ICE agents continue to make arrests of unauthorized foreigners in the US, targeting foreigners convicted of US crimes but arresting other unauthorized foreigners they encounter. In late March 2012, ICE agents reported arresting almost 3,200 foreigners, including almost half who had served prison terms for US felony convictions.
Attorneys for employers say that I-9 audits are prompting questions about what identification employers can request from new hires. To protect themselves from charges that they knowingly hired unauthorized workers, some employers are requesting specific documents, which can lead to charges that the employer violated the Immigration Reform and Control Act's ban on requesting specific documents to prove identity and right to work.
Many employers are outsourcing low-skill work such as janitorial services to contractors in order to avoid completing I-9 forms.
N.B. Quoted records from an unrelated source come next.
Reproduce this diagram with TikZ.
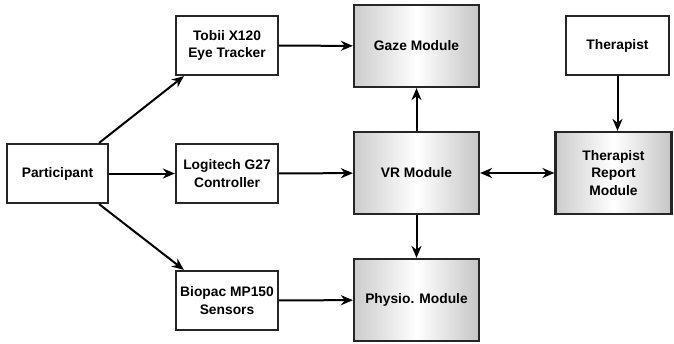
\documentclass[tikz,border=0pt]{standalone}
\usepackage{fontspec}
\setmainfont{Liberation Sans}
\usetikzlibrary{arrows.meta}
\begin{document}
\begin{tikzpicture}[x=1pt,y=-1pt,
  every node/.style={font=\fontsize{13.8}{17.5}\selectfont\bfseries, align=center, inner sep=0pt},
  plainbox/.style={draw=black!85, line width=2.2pt, fill=white},
  modbox/.style={draw=black!85, line width=2.2pt, left color=gray!40, right color=gray!45, middle color=white},
  conn/.style={line width=2pt, -{Stealth[length=12pt,width=10pt]}},
  conn2/.style={line width=2pt, {Stealth[length=12pt,width=10pt]}-{Stealth[length=12pt,width=10pt]}}]
\useasboundingbox (0,0) rectangle (674,343);
% plain boxes
\node[plainbox, minimum width=101pt, minimum height=59pt] (part) at (57.5,173.5) {Participant};
\node[plainbox, minimum width=102pt, minimum height=59pt] (tobii) at (227,45.5) {Tobii X120\\Eye Tracker};
\node[plainbox, minimum width=102pt, minimum height=59pt] (logi) at (227,173.5) {Logitech G27\\Controller};
\node[plainbox, minimum width=102pt, minimum height=59pt] (bio) at (227,300.5) {Biopac MP150\\Sensors};
\node[plainbox, minimum width=103pt, minimum height=59pt] (ther) at (617.5,45.5) {Therapist};
% module boxes
\node[modbox, minimum width=125pt, minimum height=82pt] (gaze) at (416.5,46) {Gaze Module};
\node[modbox, minimum width=125pt, minimum height=82pt] (vr) at (416.5,173) {VR Module};
\node[modbox, minimum width=125pt, minimum height=82pt] (phys) at (416.5,300) {Physio. Module};
\node[modbox, minimum width=116pt, minimum height=82pt] (rep) at (613.5,173) {Therapist\\Report\\Module};
% connectors
\draw[conn] ([xshift=-10pt]part.north east) -- ([xshift=9pt]tobii.south west);
\draw[conn] (part) -- (logi);
\draw[conn] ([xshift=-10pt]part.south east) -- ([xshift=9pt]bio.north west);
\draw[conn] (tobii) -- (gaze);
\draw[conn] (logi) -- (vr);
\draw[conn] (bio) -- (phys);
\draw[conn] (vr) -- (gaze);
\draw[conn] (vr) -- (phys);
\draw[conn2] (vr) -- (rep);
\draw[conn] (ther.south) -- (ther.south |- rep.north);
\end{tikzpicture}
\end{document}
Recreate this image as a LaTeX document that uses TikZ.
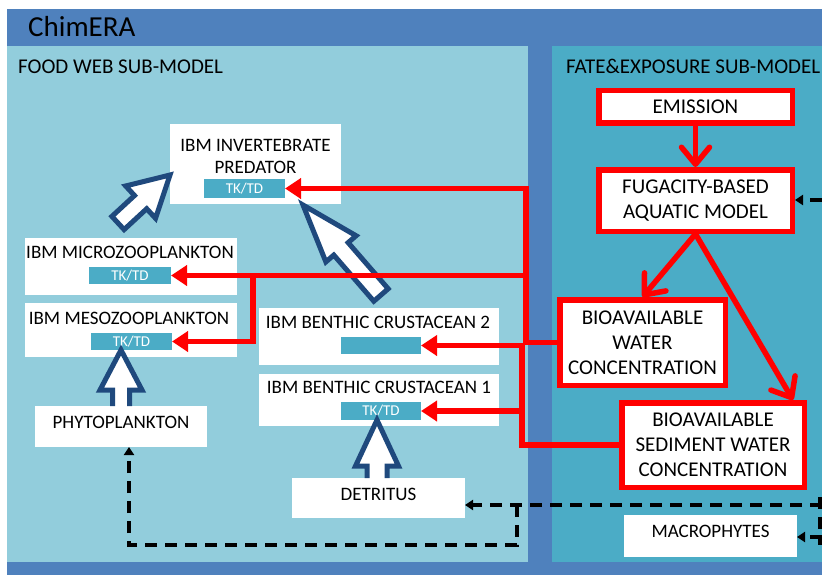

Liability generally stops with the contractor, but Wal-Mart in 2005 paid $11 million to settle claims arising from allegations that Wal-Mart knowingly hired unauthorized workers through contractors to provide janitorial services because it had "constructive knowledge" that the janitors were unauthorized.
Almost 600 unauthorized workers were arrested at Howard Industries in Laurel, Mississippi in 2008, leading to a $2.5 million fine. In February 2012, Howard agreed to settle a discrimination suit filed by four Black women whose suit alleged that Howard preferred "hard-working Latinos" to them.
USCIS. President Obama requested $3 billion for DHS's US Citizenship and Immigration Services agency, including $112 million for E-Verify, which processed 17 million requests from 294,000 employers who had 960,000 hiring sites in FY11. USCIS says that an average of 1,000 employers were enrolling in E-Verify each week in winter 2012.
Seven states required most of their employers to use E-Verify to check new hires in spring 2012, and 12 other states required this of state agencies and contractors.
Admissions of nonimmigrant foreign visitors topped 45 million in FY10, the year that DHS introduced a method that resulted in a more complete count of entries from Canada and Mexico. If an individual enters the US several times, she is counted each time in DHS admissions data.
DHS for the first time also reported unique individuals admitted; 25 million in FY10, that is, there were almost two admissions for each unique individual who arrived. (www.dhs.gov/files/statistics/publications/impact-changes-nonimmigrant-admissions.shtm)
The ratio between admissions and unique individuals varies by type of temporary visitor, but the gap widened significantly in recent years. An extreme case involves NAFTA-TN visas. For most of the past decade, admissions and unique individuals were about 100,000 a year, as mostly Canadians arrived in the US. However, in FY10, admissions spiked to over 600,000 while unique individuals fell to less than 100,000, suggesting that DHS may be counting people who live in Canada and commute frequently to US jobs with TN visas.
Similarly, admissions and unique individuals were about 140,000 a year for H-2A and H-2B workers until 2005, when admissions increased sharply before falling slightly in 2009-10. One reason for the spike in admissions may be because employers of H-2A workers in Arizona for the winter vegetable harvest provide housing in Yuma and other border cities to their H-2A workers, but some H-2A visa holders prefer to live in Mexico and commute daily to US jobs. Counting each daily admission of such workers ensures that admissions are significantly higher than unique individuals.